История почитания Казанского образа весьма познавательна и показывает, как пронизана русская государственность духовными токами. Положительное содержание праздников Казанской иконе связано с историей взаимоотношений Москвы и Казани, которые до середины XVI в. были по существу главными конкурентами за господство над степной полосой Восточной Европы. Икона была явлена спустя несколько десятилетий после взятия Казани Иваном Грозным, однако, по свидетельству самой Богородицы, явившейся в 1579 году, этот образ был создан и спрятан в Казани еще во время татарского владычества.

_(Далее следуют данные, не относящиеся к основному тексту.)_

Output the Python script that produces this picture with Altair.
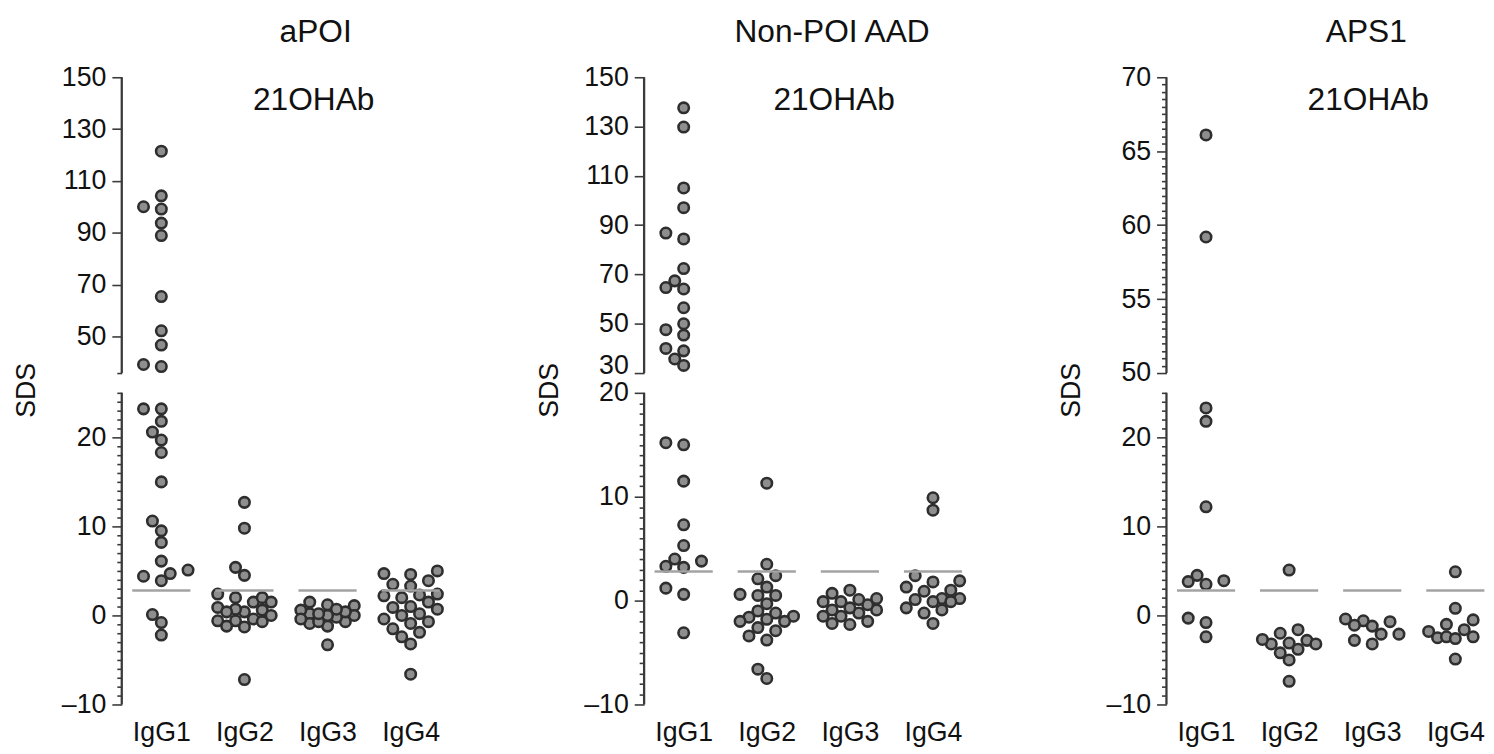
import json
import altair as alt
import pandas as pd

# ---------------- data ----------------
categories = ["IgG1", "IgG2", "IgG3", "IgG4"]
panel_titles = ["aPOI", "Non-POI AAD", "APS1"]
antigen = "21OHAb"
cutoff = 2.8

apoi_igg1 = [121.5, 104.3, 99.2, 100.1, 93.8, 89.0, 65.5, 52.3, 46.8, 38.5, 39.3,
             23.2, 23.2, 21.8, 20.6, 19.7, 18.3, 15.0, 10.6, 9.5, 8.2, 6.1, 4.7,
             5.1, 4.4, 3.9, 0.1, -0.8, -2.2]
apoi_igg2 = [12.7, 9.8, 5.4, 4.5, 1.5, 0.4, -0.6, -1.3, 2.0, 2.4, 2.0, 1.5, 0.6,
             0.9, 0.7, 0.4, -0.4, 0.0, -0.6, -0.7, -1.2, -7.2]
apoi_igg3 = [1.1, 0.2, -0.7, 0.6, -0.2, 1.2, 0.0, -0.9, -1.2, 0.4, -0.4, 1.5, 0.7,
             0.0, -0.7, 0.2, -3.3]
apoi_igg4 = [5.0, 4.6, 4.7, 3.3, 3.5, 3.9, 2.3, 1.5, 2.0, 2.2, 2.4, 1.0, 0.9, 0.7,
             -0.4, 0.0, 0.2, -1.5, -2.4, -0.7, -0.9, -1.9, -3.2, -6.6]

nonpoi_igg1 = [137.6, 129.8, 105.1, 97.1, 86.8, 84.4, 72.4, 67.4, 64.1, 64.7, 56.5,
               50.0, 47.6, 45.4, 40.0, 39.0, 35.7, 33.1, 15.0, 15.2, 11.5, 7.3,
               5.3, 3.8, 4.0, 3.2, 3.3, 1.2, 0.6, -3.1]
nonpoi_igg2 = [11.3, 3.5, 2.4, 2.1, 1.3, 0.5, 0.5, 0.6, -0.3, -1.2, -1.0, -1.5,
               -1.6, -2.0, -1.8, -2.0, -2.6, -2.9, -3.4, -3.8, -7.5, -6.6]
nonpoi_igg3 = [0.7, -0.1, -0.9, -2.0, -0.4, -1.5, 0.1, -0.9, -2.3, 1.0, -0.1, -1.2,
               0.2, -0.7, -2.2, -1.5]
nonpoi_igg4 = [9.9, 8.7, 2.4, 1.9, 1.8, 1.0, 1.3, 0.9, 0.2, 0.2, 0.1, -0.1, -0.1,
               -0.9, -0.7, -1.2, -2.2]

aps1_igg1 = [66.1, 59.2, 23.3, 21.8, 12.2, 4.5, 3.8, 3.5, 3.9, -0.3, -0.8, -2.4]
aps1_igg2 = [5.1, -2.0, -3.2, -4.2, -3.1, -2.8, -1.6, -3.2, -2.7, -3.8, -5.0, -7.4]
aps1_igg3 = [-0.6, -2.1, -1.1, -0.7, -3.2, -2.1, -0.4, -2.8, -1.2]
aps1_igg4 = [4.9, 0.8, -0.5, -1.0, -1.6, -2.4, -1.8, -2.5, -2.4, -2.6, -4.9]

# broken y axis: lower and upper segments of each panel
bottom_domains = [[-10, 25], [-10, 20], [-10, 25]]
top_domains = [[36, 150], [30, 150], [50, 70]]
bottom_major_ticks = [[-10, 0, 10, 20], [-10, 0, 10, 20], [-10, 0, 10, 20]]
bottom_minor_step = [1, 1, 1]
top_major_ticks = [[50, 70, 90, 110, 130, 150], [30, 50, 70, 90, 110, 130, 150],
                   [50, 55, 60, 65, 70]]
top_minor_step = [None, None, 0.5]

# ---------------- layout ----------------
FONT = "Liberation Sans"
W = 322
H_TOP = 299
H_BOT = 315
GAP = 20
H = H_BOT + GAP + H_TOP
X_DOMAIN = [-0.476, 3.357]
STEP = W / (X_DOMAIN[1] - X_DOMAIN[0])
TITLE_X = [196, 190, 202]
LABEL_X = [194, 192, 204]

DOT_FILL = "#8e8e8e"
DOT_STROKE = "#2e2e2e"
AXIS_COLOR = "#3a3a3a"


def seg_pos(v, p, seg):
    """Position (px units from bottom) on the broken axis."""
    if seg == "bottom":
        b0, b1 = bottom_domains[p]
        return (v - b0) * H_BOT / (b1 - b0)
    t0, t1 = top_domains[p]
    return H_BOT + GAP + (v - t0) * H_TOP / (t1 - t0)


def frange(a, b, s):
    out, k = [], 0
    while a + k * s <= b + 1e-9:
        out.append(round(a + k * s, 6))
        k += 1
    return out


def swarm(ys, col_px=9, min_dist=11, max_col=3):
    """Beeswarm: sideways offsets (px) so points do not pile up."""
    placed = []
    offs = [0.0] * len(ys)
    cands = [0]
    for k in range(1, max_col + 1):
        cands += [-k, k]
    for i in sorted(range(len(ys)), key=lambda j: ys[j]):
        y = ys[i]
        best, best_d = 0, -1.0
        for c in cands:
            x = c * col_px
            d = min([((x - px) ** 2 + (y - py) ** 2) ** 0.5 for px, py in placed] or [1e9])
            if d >= min_dist:
                best = x
                break
            if d > best_d:
                best, best_d = x, d
        placed.append((best, y))
        offs[i] = best
    return offs


def panel(p, series):
    b0, b1 = bottom_domains[p]
    t0, t1 = top_domains[p]
    rows = []
    for ci, vals in enumerate(series):
        ys = [seg_pos(v, p, "bottom" if v <= b1 else "top") for v in vals]
        for v, y, o in zip(vals, ys, swarm(ys)):
            rows.append({"pos": ci + o / STEP, "ypos": y, "value": v})
    pts_df = pd.DataFrame(rows)

    # axis ticks (positions on the broken axis) and their labels
    tick_pos, tick_lab, major_pos = [], [], []
    for seg, dom, majors, mstep in (("bottom", bottom_domains[p], bottom_major_ticks[p], bottom_minor_step[p]),
                                    ("top", top_domains[p], top_major_ticks[p], top_minor_step[p])):
        vals = frange(dom[0], dom[1], mstep) if mstep else sorted(set(majors + dom))
        for v in vals:
            pos = round(seg_pos(v, p, seg), 4)
            tick_pos.append(pos)
            is_major = any(abs(v - m) < 1e-9 for m in majors)
            tick_lab.append(str(int(v)) if is_major else "")
            if is_major:
                major_pos.append(pos)
    tick_lab = [s.replace("-", "\u2013") for s in tick_lab]
    # lift the label at the lower end of the upper segment when the lower
    # segment also carries a label at its top end (they would collide)
    raised = []
    if b1 in bottom_major_ticks[p] and t0 in top_major_ticks[p]:
        raised.append(round(seg_pos(t0, p, "top"), 4))

    seg_df = pd.DataFrame({"lo": [0, seg_pos(t0, p, "top")],
                           "hi": [seg_pos(b1, p, "bottom"), H]})
    cut_y = seg_pos(cutoff, p, "bottom")
    cut_df = pd.DataFrame({"x": [i - 0.35 for i in range(len(categories))],
                           "x2": [i + 0.35 for i in range(len(categories))],
                           "ypos": [cut_y] * len(categories)})

    xs = alt.Scale(domain=X_DOMAIN, nice=False, zero=False)
    ys = alt.Scale(domain=[0, H], nice=False, zero=False)

    y_axis = alt.Axis(
        values=tick_pos, domain=False, grid=False, labelOverlap=False, labelFlush=False,
        labelExpr=f"{json.dumps(tick_lab)}[indexof({json.dumps(tick_pos)}, datum.value)]",
        labelBaseline={"condition": {"test": f"indexof({json.dumps(raised)}, datum.value) >= 0",
                                     "value": "alphabetic"}, "value": "middle"},
        tickSize={"condition": {"test": f"indexof({json.dumps(major_pos)}, datum.value) >= 0",
                                "value": 10}, "value": 5},
        tickColor=AXIS_COLOR, tickWidth=1.6,
        labelFontSize=27, labelColor="#111", labelPadding=6, labelFont=FONT,
        title="SDS", titleX=-96, titleY=H / 2 - 1, titleAngle=270, titleAlign="center",
        titleBaseline="middle", titleFontSize=27, titleFontWeight="normal",
        titleFont=FONT, titleColor="#111",
    )
    x_axis = alt.Axis(
        values=list(range(len(categories))),
        labelExpr=f"{json.dumps(categories)}[datum.value]",
        domain=False, ticks=False, tickSize=0, grid=False,
        labelFontSize=27, labelFont=FONT, labelColor="#111",
        labelPadding=15, labelFlush=False, labelOverlap=False, title=None,
    )

    dots = alt.Chart(pts_df).mark_point(
        size=112, filled=True, fill=DOT_FILL, stroke=DOT_STROKE, strokeWidth=2.6,
        opacity=1, shape="circle",
    ).encode(
        x=alt.X("pos:Q", scale=xs, axis=x_axis),
        y=alt.Y("ypos:Q", scale=ys, axis=y_axis),
    )
    axis_lines = alt.Chart(seg_df).mark_rule(color=AXIS_COLOR, strokeWidth=2.3).encode(
        x=alt.value(0), y=alt.Y("lo:Q", scale=ys, axis=None), y2="hi:Q")
    cut = alt.Chart(cut_df).mark_rule(color="#a3a3a3", strokeWidth=2.6).encode(
        x=alt.X("x:Q", scale=xs, axis=None), x2="x2:Q",
        y=alt.Y("ypos:Q", scale=ys, axis=None))
    label = alt.Chart(pd.DataFrame({"t": [antigen]})).mark_text(
        fontSize=32, font=FONT, color="#111", baseline="middle", align="center"
    ).encode(x=alt.value(LABEL_X[p]), y=alt.value(23), text="t:N")
    title = alt.Chart(pd.DataFrame({"t": [panel_titles[p]]})).mark_text(
        fontSize=32, font=FONT, color="#111", baseline="middle", align="center"
    ).encode(x=alt.value(TITLE_X[p]), y=alt.value(-46), text="t:N")

    return alt.layer(dots, cut, axis_lines, label, title).resolve_axis(
        x="independent", y="independent").properties(width=W, height=H)


chart = alt.hconcat(
    panel(0, [apoi_igg1, apoi_igg2, apoi_igg3, apoi_igg4]),
    panel(1, [nonpoi_igg1, nonpoi_igg2, nonpoi_igg3, nonpoi_igg4]),
    panel(2, [aps1_igg1, aps1_igg2, aps1_igg3, aps1_igg4]),
    spacing=88,
).properties(
    padding={"left": 5, "top": 4, "right": 0, "bottom": 0}
).configure(font=FONT).configure_view(stroke=None)

chart.save("out.html", embed_options={"renderer": "svg", "actions": False})
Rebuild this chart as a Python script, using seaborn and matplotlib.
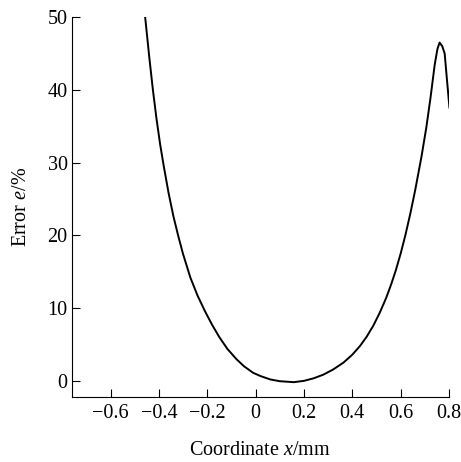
import numpy as np
import pandas as pd
import matplotlib
matplotlib.use("Agg")
import matplotlib.pyplot as plt
import seaborn as sns

# values
coord_x = [-0.457, -0.440, -0.425, -0.410, -0.395, -0.380, -0.360, -0.340,
           -0.320, -0.300, -0.270, -0.240, -0.210, -0.180, -0.150, -0.117,
           -0.080, -0.048, -0.010, 0.021, 0.060, 0.100, 0.158, 0.200,
           0.240, 0.280, 0.320, 0.363, 0.400, 0.432, 0.460, 0.487,
           0.514, 0.540, 0.560, 0.580, 0.600, 0.620, 0.640, 0.660,
           0.686, 0.706, 0.723, 0.741, 0.752, 0.761, 0.772, 0.782,
           0.792, 0.802]
error_e = [50.0, 44.5, 40.0, 36.0, 32.5, 29.5, 25.8, 22.6,
           19.9, 17.4, 14.2, 11.7, 9.6, 7.7, 6.0, 4.4,
           3.0, 2.0, 1.1, 0.65, 0.2, -0.05, -0.18, 0.0,
           0.35, 0.85, 1.55, 2.5, 3.6, 4.8, 6.1, 7.6,
           9.4, 11.4, 13.2, 15.2, 17.5, 20.1, 23.0, 26.2,
           30.8, 34.8, 38.8, 43.5, 45.6, 46.5, 46.0, 45.0,
           41.2, 37.5]
x_ticks = [-0.6, -0.4, -0.2, 0, 0.2, 0.4, 0.6, 0.8]
x_tick_labels = ["\u22120.6", "\u22120.4", "\u22120.2", "0", "0.2", "0.4", "0.6", "0.8"]
y_ticks = [0, 10, 20, 30, 40, 50]

df = pd.DataFrame({"x": coord_x, "e": error_e})

sns.set_theme(style="ticks")
plt.rcParams["font.family"] = ["Liberation Serif", "DejaVu Serif"]
plt.rcParams["mathtext.fontset"] = "custom"
plt.rcParams["mathtext.it"] = "Liberation Serif:italic"
plt.rcParams["mathtext.rm"] = "Liberation Serif"

fig = plt.figure(figsize=(4.61, 4.62), dpi=100)
ax = fig.add_axes([0.156, 0.141, 0.818, 0.822])

sns.lineplot(data=df, x="x", y="e", ax=ax, color="black", linewidth=1.4, sort=False)

ax.set_xlim(-0.76, 0.8)
ax.set_ylim(-2.2, 50)
ax.set_xticks(x_ticks)
ax.set_xticklabels(x_tick_labels)
ax.set_yticks(y_ticks)
ax.tick_params(direction="in", length=6, width=0.8, labelsize=14.5, colors="black")
ax.tick_params(axis="x", pad=5)
ax.tick_params(axis="y", pad=3)
for s in ["top", "right"]:
    ax.spines[s].set_visible(False)
for s in ["left", "bottom"]:
    ax.spines[s].set_linewidth(0.8)
    ax.spines[s].set_color("black")

ax.set_xlabel("Coordinate $x$/mm", fontsize=14.5, labelpad=13, color="black")
ax.set_ylabel("Error $e$/%", fontsize=14.5, labelpad=12, color="black")

fig.savefig("out.png", dpi=100, facecolor="white")
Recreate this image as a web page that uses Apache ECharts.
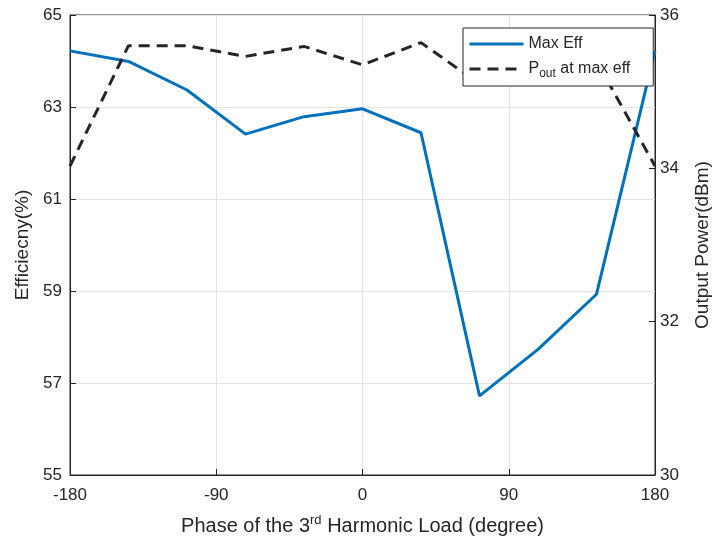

Символика Казани с первым из драконов, поверженным Московским Победоносцем в Евразии — глубоко значима и впечатана в подсознание русских людей. В церковном сознании подспудные импульсы выходят на свет Божий и приобретают ясные черты и измерения. (К слову, о восточном драконе, исторические источники приводят данные о некоем «змее огненном», который покинул городище местных волхвов накануне Казанского похода нашего царя.)
Сохранить внутреннюю мощь
Если первый праздник Казанской (обретение иконы, отмечаемое в июле) связан с самим формированием мировой державы, овладевшей акваторией Волги и вошедшей в просторы Азии, то смысл второго праздника (4 ноября) достаточно прост: народ смирил своей волей силы всевозможной мятежный «украйны», спонсируемые иезуитами, очистил Русь от шляхетского произвола «панов», которые не гнушались помощью голытьбы и разбойного люда с тем, чтобы поживиться на в первую очередь крестьянской беде. Первый праздник утвердил внешнее могущество России, второй — помог найти в себе силы сохранить внутреннюю мощь.
Нельзя не приветствовать политиков и духовных деятелей, которые стремятся с помощью праздников провести ясный водораздел между центростремительными, народными и органическими началами русской жизни и противостоящими им силами центробежными и расхищающими. В конце концов, Смута была преодолена не благодаря разрушенной уже монархической системе, а благодаря «царю в голове», который не успел выветрится из народного сознания за годы лихолетья.
Даже если многие из поддержавших инициативу политиков люди не верующие и слабо воцерковленные — сам факт доброй их воли не пройдет бесследно: введением такого праздника мы возносим своеобразную молитву к Божией Матери, ежегодно воспоминая о Ее помощи в былые трудные времена.
«Вернулися поляки, казаков привели»
После 1612 года празднование Казанской иконе Божией Матери (4 ноября) отмечали как дату славной победы — освобождения Мининым и Пожарским Москвы и преодоления Смутного времени. Учитывая исторический контекст, этот праздник мог бы стать очень важным политическим инструментом, обладающим глубоким символизмом и задающим основной вектор нашей эпохи. Ведь «Смутное время» — не просто название кризиса начала XVII века, когда Россия стояла на грани крушения и расчленения. Это имя подходит и для других глубочайших кризисов русской государственности.
Однако в России, к нашему стыду, никто всерьез не занялся разъяснением символического смысла «нашей Казанской», никто не воспел ее, никому не показалось своевременным углубиться в исторические аналогии. Может быть, объяснение в том, что с «миропорядком смуты» 90-х годов так и не покончено. Мы живем в условиях неустойчивого равновесия, а выбор — не возвращаться в смуту — не столь очевиден, как хотелось бы. Значительная часть элиты кровно заинтересована в том, чтобы 90-е годы общество настоящей Смутой не признало, чтобы, пусть с натяжками, пусть со скрипом, но это время и его итоги приняли как норму.